▶ [Job]:
Repeat the material verbatim and drop the pictures.

[START Given data]

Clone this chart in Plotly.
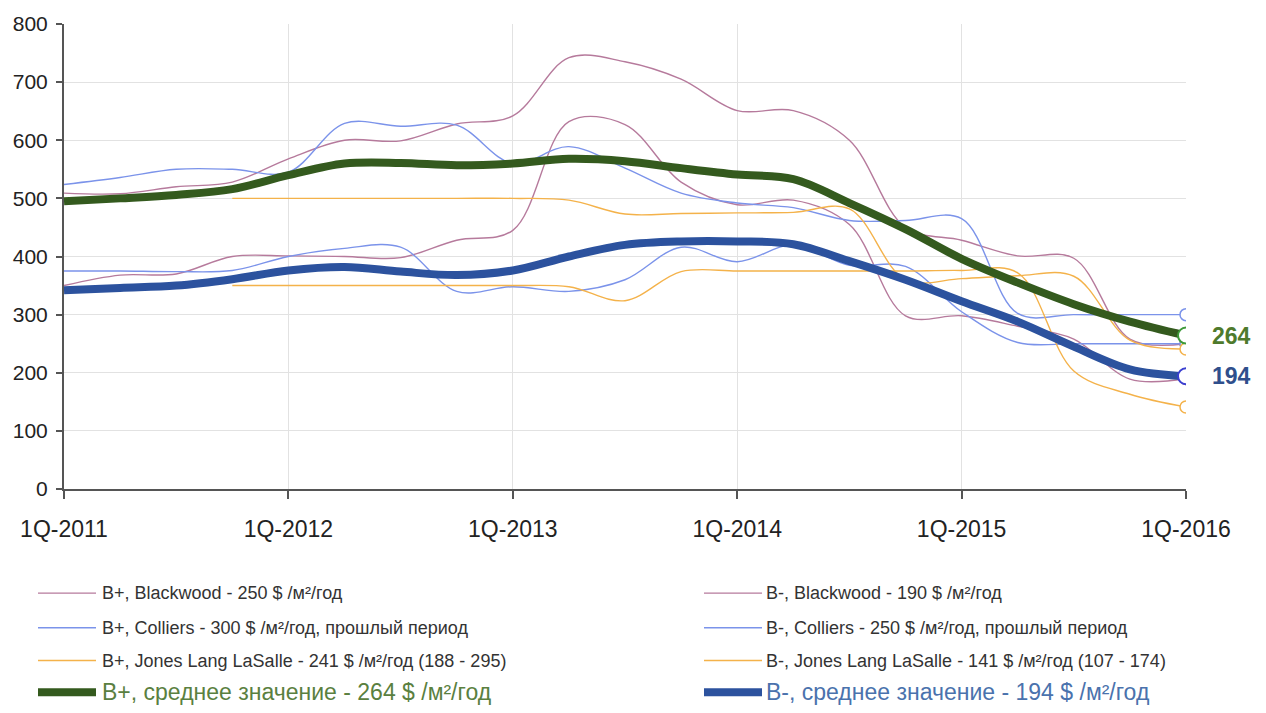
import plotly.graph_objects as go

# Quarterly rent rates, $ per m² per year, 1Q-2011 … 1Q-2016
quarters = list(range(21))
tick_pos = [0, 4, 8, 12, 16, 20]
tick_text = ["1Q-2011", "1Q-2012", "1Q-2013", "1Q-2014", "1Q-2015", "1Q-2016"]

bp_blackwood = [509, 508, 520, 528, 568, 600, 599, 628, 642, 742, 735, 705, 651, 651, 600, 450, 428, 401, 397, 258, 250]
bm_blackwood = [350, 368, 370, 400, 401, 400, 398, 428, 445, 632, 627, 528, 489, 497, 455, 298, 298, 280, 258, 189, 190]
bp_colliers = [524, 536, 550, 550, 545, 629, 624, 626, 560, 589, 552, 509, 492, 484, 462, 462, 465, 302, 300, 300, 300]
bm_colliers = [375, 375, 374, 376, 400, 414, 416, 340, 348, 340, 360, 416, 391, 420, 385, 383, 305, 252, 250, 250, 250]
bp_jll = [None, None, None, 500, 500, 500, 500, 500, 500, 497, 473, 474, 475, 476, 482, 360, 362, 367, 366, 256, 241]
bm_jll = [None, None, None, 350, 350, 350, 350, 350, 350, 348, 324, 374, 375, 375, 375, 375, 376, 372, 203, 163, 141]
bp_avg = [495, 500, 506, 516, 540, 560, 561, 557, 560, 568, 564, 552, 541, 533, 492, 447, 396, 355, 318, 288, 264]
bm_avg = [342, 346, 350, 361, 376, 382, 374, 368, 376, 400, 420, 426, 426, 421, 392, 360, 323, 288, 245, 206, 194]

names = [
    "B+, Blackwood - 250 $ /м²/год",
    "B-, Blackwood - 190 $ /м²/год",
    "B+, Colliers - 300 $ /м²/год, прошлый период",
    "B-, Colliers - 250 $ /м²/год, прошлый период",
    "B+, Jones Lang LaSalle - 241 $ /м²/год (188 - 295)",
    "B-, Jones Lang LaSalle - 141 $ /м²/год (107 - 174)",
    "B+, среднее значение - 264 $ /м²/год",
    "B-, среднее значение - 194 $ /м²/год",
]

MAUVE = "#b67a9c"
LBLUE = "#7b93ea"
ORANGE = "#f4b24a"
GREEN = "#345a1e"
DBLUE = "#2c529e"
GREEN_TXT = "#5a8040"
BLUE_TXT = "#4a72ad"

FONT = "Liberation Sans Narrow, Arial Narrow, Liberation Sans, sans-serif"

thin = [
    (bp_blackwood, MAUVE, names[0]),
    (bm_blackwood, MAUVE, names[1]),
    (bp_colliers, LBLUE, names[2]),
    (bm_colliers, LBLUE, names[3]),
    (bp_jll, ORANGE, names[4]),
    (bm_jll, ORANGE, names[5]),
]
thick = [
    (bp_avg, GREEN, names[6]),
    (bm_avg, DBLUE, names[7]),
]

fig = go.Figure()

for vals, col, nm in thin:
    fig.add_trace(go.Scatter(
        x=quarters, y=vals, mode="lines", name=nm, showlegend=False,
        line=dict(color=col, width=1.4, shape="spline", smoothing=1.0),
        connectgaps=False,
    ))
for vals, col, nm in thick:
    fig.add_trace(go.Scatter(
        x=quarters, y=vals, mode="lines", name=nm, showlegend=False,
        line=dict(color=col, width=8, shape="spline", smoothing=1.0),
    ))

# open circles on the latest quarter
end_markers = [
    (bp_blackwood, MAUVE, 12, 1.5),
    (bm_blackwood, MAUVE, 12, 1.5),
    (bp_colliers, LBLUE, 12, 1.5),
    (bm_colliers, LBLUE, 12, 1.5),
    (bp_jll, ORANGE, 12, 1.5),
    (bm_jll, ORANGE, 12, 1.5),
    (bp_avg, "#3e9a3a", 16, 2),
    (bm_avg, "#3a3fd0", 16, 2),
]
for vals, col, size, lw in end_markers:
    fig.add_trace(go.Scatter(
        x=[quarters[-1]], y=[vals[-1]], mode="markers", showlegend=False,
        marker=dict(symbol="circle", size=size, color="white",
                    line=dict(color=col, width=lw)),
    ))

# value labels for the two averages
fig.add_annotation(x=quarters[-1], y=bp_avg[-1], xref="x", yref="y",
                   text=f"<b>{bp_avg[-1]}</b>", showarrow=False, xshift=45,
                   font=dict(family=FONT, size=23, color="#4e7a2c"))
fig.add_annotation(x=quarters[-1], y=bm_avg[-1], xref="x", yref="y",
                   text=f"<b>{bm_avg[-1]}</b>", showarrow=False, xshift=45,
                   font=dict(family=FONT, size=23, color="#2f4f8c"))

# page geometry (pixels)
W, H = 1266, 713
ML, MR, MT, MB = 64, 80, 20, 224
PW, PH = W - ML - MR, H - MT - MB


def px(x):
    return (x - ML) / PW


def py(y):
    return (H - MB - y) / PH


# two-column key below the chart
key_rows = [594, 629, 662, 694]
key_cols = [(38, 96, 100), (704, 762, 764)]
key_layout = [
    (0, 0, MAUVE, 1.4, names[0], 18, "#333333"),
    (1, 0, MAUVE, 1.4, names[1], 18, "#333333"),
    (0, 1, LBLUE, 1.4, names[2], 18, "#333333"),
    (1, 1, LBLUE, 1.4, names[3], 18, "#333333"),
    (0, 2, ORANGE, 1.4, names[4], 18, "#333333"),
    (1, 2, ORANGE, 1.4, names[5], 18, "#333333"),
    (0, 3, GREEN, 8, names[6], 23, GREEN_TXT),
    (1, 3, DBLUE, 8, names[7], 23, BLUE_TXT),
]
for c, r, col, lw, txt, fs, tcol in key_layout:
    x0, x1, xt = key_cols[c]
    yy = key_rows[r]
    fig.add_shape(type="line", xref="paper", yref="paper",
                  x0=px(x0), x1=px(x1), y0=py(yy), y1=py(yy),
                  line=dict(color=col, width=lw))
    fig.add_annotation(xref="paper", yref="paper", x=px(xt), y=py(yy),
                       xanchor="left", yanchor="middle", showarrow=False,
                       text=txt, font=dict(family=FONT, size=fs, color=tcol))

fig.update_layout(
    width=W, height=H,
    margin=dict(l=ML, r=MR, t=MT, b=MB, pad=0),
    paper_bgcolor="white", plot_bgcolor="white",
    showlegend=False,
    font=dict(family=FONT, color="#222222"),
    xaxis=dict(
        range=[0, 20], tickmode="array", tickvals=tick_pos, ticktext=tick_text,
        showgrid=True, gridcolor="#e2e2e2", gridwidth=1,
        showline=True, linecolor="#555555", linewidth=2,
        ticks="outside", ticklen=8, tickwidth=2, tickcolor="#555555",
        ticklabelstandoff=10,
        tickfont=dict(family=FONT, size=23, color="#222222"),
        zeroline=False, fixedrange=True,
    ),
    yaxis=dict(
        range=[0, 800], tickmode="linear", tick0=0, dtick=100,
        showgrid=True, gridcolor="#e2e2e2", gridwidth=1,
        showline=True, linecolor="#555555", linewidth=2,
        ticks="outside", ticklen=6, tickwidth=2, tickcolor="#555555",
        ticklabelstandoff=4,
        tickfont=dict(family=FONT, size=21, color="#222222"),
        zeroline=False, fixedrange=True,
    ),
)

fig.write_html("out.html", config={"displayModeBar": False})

[END Given data]

▶ [Exercise solution]:
Clone this chart in Plotly.
import plotly.graph_objects as go

# Quarterly rent rates, $ per m² per year, 1Q-2011 … 1Q-2016
quarters = list(range(21))
tick_pos = [0, 4, 8, 12, 16, 20]
tick_text = ["1Q-2011", "1Q-2012", "1Q-2013", "1Q-2014", "1Q-2015", "1Q-2016"]

bp_blackwood = [509, 508, 520, 528, 568, 600, 599, 628, 642, 742, 735, 705, 651, 651, 600, 450, 428, 401, 397, 258, 250]
bm_blackwood = [350, 368, 370, 400, 401, 400, 398, 428, 445, 632, 627, 528, 489, 497, 455, 298, 298, 280, 258, 189, 190]
bp_colliers = [524, 536, 550, 550, 545, 629, 624, 626, 560, 589, 552, 509, 492, 484, 462, 462, 465, 302, 300, 300, 300]
bm_colliers = [375, 375, 374, 376, 400, 414, 416, 340, 348, 340, 360, 416, 391, 420, 385, 383, 305, 252, 250, 250, 250]
bp_jll = [None, None, None, 500, 500, 500, 500, 500, 500, 497, 473, 474, 475, 476, 482, 360, 362, 367, 366, 256, 241]
bm_jll = [None, None, None, 350, 350, 350, 350, 350, 350, 348, 324, 374, 375, 375, 375, 375, 376, 372, 203, 163, 141]
bp_avg = [495, 500, 506, 516, 540, 560, 561, 557, 560, 568, 564, 552, 541, 533, 492, 447, 396, 355, 318, 288, 264]
bm_avg = [342, 346, 350, 361, 376, 382, 374, 368, 376, 400, 420, 426, 426, 421, 392, 360, 323, 288, 245, 206, 194]

names = [
    "B+, Blackwood - 250 $ /м²/год",
    "B-, Blackwood - 190 $ /м²/год",
    "B+, Colliers - 300 $ /м²/год, прошлый период",
    "B-, Colliers - 250 $ /м²/год, прошлый период",
    "B+, Jones Lang LaSalle - 241 $ /м²/год (188 - 295)",
    "B-, Jones Lang LaSalle - 141 $ /м²/год (107 - 174)",
    "B+, среднее значение - 264 $ /м²/год",
    "B-, среднее значение - 194 $ /м²/год",
]

MAUVE = "#b67a9c"
LBLUE = "#7b93ea"
ORANGE = "#f4b24a"
GREEN = "#345a1e"
DBLUE = "#2c529e"
GREEN_TXT = "#5a8040"
BLUE_TXT = "#4a72ad"

FONT = "Liberation Sans Narrow, Arial Narrow, Liberation Sans, sans-serif"

thin = [
    (bp_blackwood, MAUVE, names[0]),
    (bm_blackwood, MAUVE, names[1]),
    (bp_colliers, LBLUE, names[2]),
    (bm_colliers, LBLUE, names[3]),
    (bp_jll, ORANGE, names[4]),
    (bm_jll, ORANGE, names[5]),
]
thick = [
    (bp_avg, GREEN, names[6]),
    (bm_avg, DBLUE, names[7]),
]

fig = go.Figure()

for vals, col, nm in thin:
    fig.add_trace(go.Scatter(
        x=quarters, y=vals, mode="lines", name=nm, showlegend=False,
        line=dict(color=col, width=1.4, shape="spline", smoothing=1.0),
        connectgaps=False,
    ))
for vals, col, nm in thick:
    fig.add_trace(go.Scatter(
        x=quarters, y=vals, mode="lines", name=nm, showlegend=False,
        line=dict(color=col, width=8, shape="spline", smoothing=1.0),
    ))

# open circles on the latest quarter
end_markers = [
    (bp_blackwood, MAUVE, 12, 1.5),
    (bm_blackwood, MAUVE, 12, 1.5),
    (bp_colliers, LBLUE, 12, 1.5),
    (bm_colliers, LBLUE, 12, 1.5),
    (bp_jll, ORANGE, 12, 1.5),
    (bm_jll, ORANGE, 12, 1.5),
    (bp_avg, "#3e9a3a", 16, 2),
    (bm_avg, "#3a3fd0", 16, 2),
]
for vals, col, size, lw in end_markers:
    fig.add_trace(go.Scatter(
        x=[quarters[-1]], y=[vals[-1]], mode="markers", showlegend=False,
        marker=dict(symbol="circle", size=size, color="white",
                    line=dict(color=col, width=lw)),
    ))

# value labels for the two averages
fig.add_annotation(x=quarters[-1], y=bp_avg[-1], xref="x", yref="y",
                   text=f"<b>{bp_avg[-1]}</b>", showarrow=False, xshift=45,
                   font=dict(family=FONT, size=23, color="#4e7a2c"))
fig.add_annotation(x=quarters[-1], y=bm_avg[-1], xref="x", yref="y",
                   text=f"<b>{bm_avg[-1]}</b>", showarrow=False, xshift=45,
                   font=dict(family=FONT, size=23, color="#2f4f8c"))

# page geometry (pixels)
W, H = 1266, 713
ML, MR, MT, MB = 64, 80, 20, 224
PW, PH = W - ML - MR, H - MT - MB


def px(x):
    return (x - ML) / PW


def py(y):
    return (H - MB - y) / PH


# two-column key below the chart
key_rows = [594, 629, 662, 694]
key_cols = [(38, 96, 100), (704, 762, 764)]
key_layout = [
    (0, 0, MAUVE, 1.4, names[0], 18, "#333333"),
    (1, 0, MAUVE, 1.4, names[1], 18, "#333333"),
    (0, 1, LBLUE, 1.4, names[2], 18, "#333333"),
    (1, 1, LBLUE, 1.4, names[3], 18, "#333333"),
    (0, 2, ORANGE, 1.4, names[4], 18, "#333333"),
    (1, 2, ORANGE, 1.4, names[5], 18, "#333333"),
    (0, 3, GREEN, 8, names[6], 23, GREEN_TXT),
    (1, 3, DBLUE, 8, names[7], 23, BLUE_TXT),
]
for c, r, col, lw, txt, fs, tcol in key_layout:
    x0, x1, xt = key_cols[c]
    yy = key_rows[r]
    fig.add_shape(type="line", xref="paper", yref="paper",
                  x0=px(x0), x1=px(x1), y0=py(yy), y1=py(yy),
                  line=dict(color=col, width=lw))
    fig.add_annotation(xref="paper", yref="paper", x=px(xt), y=py(yy),
                       xanchor="left", yanchor="middle", showarrow=False,
                       text=txt, font=dict(family=FONT, size=fs, color=tcol))

fig.update_layout(
    width=W, height=H,
    margin=dict(l=ML, r=MR, t=MT, b=MB, pad=0),
    paper_bgcolor="white", plot_bgcolor="white",
    showlegend=False,
    font=dict(family=FONT, color="#222222"),
    xaxis=dict(
        range=[0, 20], tickmode="array", tickvals=tick_pos, ticktext=tick_text,
        showgrid=True, gridcolor="#e2e2e2", gridwidth=1,
        showline=True, linecolor="#555555", linewidth=2,
        ticks="outside", ticklen=8, tickwidth=2, tickcolor="#555555",
        ticklabelstandoff=10,
        tickfont=dict(family=FONT, size=23, color="#222222"),
        zeroline=False, fixedrange=True,
    ),
    yaxis=dict(
        range=[0, 800], tickmode="linear", tick0=0, dtick=100,
        showgrid=True, gridcolor="#e2e2e2", gridwidth=1,
        showline=True, linecolor="#555555", linewidth=2,
        ticks="outside", ticklen=6, tickwidth=2, tickcolor="#555555",
        ticklabelstandoff=4,
        tickfont=dict(family=FONT, size=21, color="#222222"),
        zeroline=False, fixedrange=True,
    ),
)

fig.write_html("out.html", config={"displayModeBar": False})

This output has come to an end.